Malcolm in the Middle: Life’s Still Unfair doesn’t reset the characters; it only strengthens them.

That approach does not hold, even if Malcolm is a great dad on paper. He has a great job, a loving partner, and seemingly none of the stress that highlighted his life. However, his daughter Leah (Keeley Karsten) inherits Malcolm’s intelligence and emotional awareness, but not the defenses that helped him survive. She processes everything in real time and struggles with a world that does not reward that level of sensitivity.
Extending Malcolm in the Middle: Life’s Still Unfair’s fourth-wall-breaking to her perspective reinforces that this is no longer just Malcolm’s story. It is about what gets passed down, intentionally or not. Dysfunction has not disappeared.

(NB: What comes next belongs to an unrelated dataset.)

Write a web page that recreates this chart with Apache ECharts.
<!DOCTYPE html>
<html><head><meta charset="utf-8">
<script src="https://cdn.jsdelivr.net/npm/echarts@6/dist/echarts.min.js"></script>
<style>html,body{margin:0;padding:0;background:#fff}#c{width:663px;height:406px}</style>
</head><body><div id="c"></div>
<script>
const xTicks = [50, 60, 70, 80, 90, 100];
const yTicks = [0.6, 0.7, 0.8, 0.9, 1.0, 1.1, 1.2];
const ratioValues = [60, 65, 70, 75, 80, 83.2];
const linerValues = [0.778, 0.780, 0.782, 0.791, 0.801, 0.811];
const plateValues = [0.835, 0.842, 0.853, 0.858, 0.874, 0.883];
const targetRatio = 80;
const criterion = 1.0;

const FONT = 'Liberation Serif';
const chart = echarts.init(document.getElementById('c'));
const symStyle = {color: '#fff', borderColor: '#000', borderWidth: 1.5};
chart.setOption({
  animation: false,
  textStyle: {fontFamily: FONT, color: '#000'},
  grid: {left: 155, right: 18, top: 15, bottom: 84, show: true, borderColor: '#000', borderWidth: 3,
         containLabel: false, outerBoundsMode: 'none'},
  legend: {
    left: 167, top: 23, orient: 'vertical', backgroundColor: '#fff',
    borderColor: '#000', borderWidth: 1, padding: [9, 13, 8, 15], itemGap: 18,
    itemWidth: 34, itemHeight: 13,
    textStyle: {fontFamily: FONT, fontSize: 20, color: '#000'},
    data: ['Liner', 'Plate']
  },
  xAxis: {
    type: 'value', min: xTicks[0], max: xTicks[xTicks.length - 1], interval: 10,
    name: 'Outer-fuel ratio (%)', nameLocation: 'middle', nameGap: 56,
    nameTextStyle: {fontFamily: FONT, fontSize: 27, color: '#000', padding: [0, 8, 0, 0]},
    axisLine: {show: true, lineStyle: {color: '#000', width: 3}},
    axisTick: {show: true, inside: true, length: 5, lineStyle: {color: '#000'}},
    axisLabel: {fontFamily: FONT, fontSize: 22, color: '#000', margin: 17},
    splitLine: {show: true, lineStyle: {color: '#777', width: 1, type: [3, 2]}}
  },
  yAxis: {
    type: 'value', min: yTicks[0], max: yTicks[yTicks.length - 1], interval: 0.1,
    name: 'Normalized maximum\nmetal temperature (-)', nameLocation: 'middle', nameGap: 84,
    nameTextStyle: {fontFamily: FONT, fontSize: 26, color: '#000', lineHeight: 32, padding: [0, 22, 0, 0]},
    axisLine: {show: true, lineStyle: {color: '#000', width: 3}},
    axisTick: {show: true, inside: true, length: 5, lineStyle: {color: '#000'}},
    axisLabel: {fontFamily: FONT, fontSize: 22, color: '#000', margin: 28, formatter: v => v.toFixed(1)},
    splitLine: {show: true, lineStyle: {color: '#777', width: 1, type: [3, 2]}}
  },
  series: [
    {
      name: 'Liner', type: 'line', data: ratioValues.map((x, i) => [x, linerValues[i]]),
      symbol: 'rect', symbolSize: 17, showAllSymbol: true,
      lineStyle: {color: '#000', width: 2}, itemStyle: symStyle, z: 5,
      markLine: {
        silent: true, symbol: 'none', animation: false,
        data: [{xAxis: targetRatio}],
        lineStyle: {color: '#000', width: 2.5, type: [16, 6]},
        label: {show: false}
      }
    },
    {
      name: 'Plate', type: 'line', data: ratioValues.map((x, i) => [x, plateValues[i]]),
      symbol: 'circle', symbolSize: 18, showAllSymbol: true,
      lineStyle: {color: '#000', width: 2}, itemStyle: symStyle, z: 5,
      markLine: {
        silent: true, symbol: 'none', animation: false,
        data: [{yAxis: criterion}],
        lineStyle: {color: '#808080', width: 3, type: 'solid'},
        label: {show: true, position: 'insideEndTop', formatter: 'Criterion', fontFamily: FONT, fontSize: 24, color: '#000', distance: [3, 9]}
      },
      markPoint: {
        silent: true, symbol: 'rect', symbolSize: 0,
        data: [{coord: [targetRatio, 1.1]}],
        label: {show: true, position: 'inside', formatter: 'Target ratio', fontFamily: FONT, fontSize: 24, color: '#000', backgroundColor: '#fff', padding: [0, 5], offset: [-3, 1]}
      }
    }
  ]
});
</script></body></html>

It has adapted to a new generation that understands it more clearly, but is not necessarily better equipped to handle it. When the truth finally comes to light, shattering Malcolm’s illusion, the story places Malcolm yet again in the middle as he tries to logic his way out of his own lies.
Each episode in Malcolm in the Middle: Life’s Still Unfair builds toward Lois and Hal’s 40th anniversary party, using a structure that feels familiar on the surface. The audience knows the rhythm of this show and knows something will spiral. The difference is that the chaos is no longer just situational. It is cumulative. Every character arrives carrying distance, resentment, and unresolved truths that have had years to settle into something heavier.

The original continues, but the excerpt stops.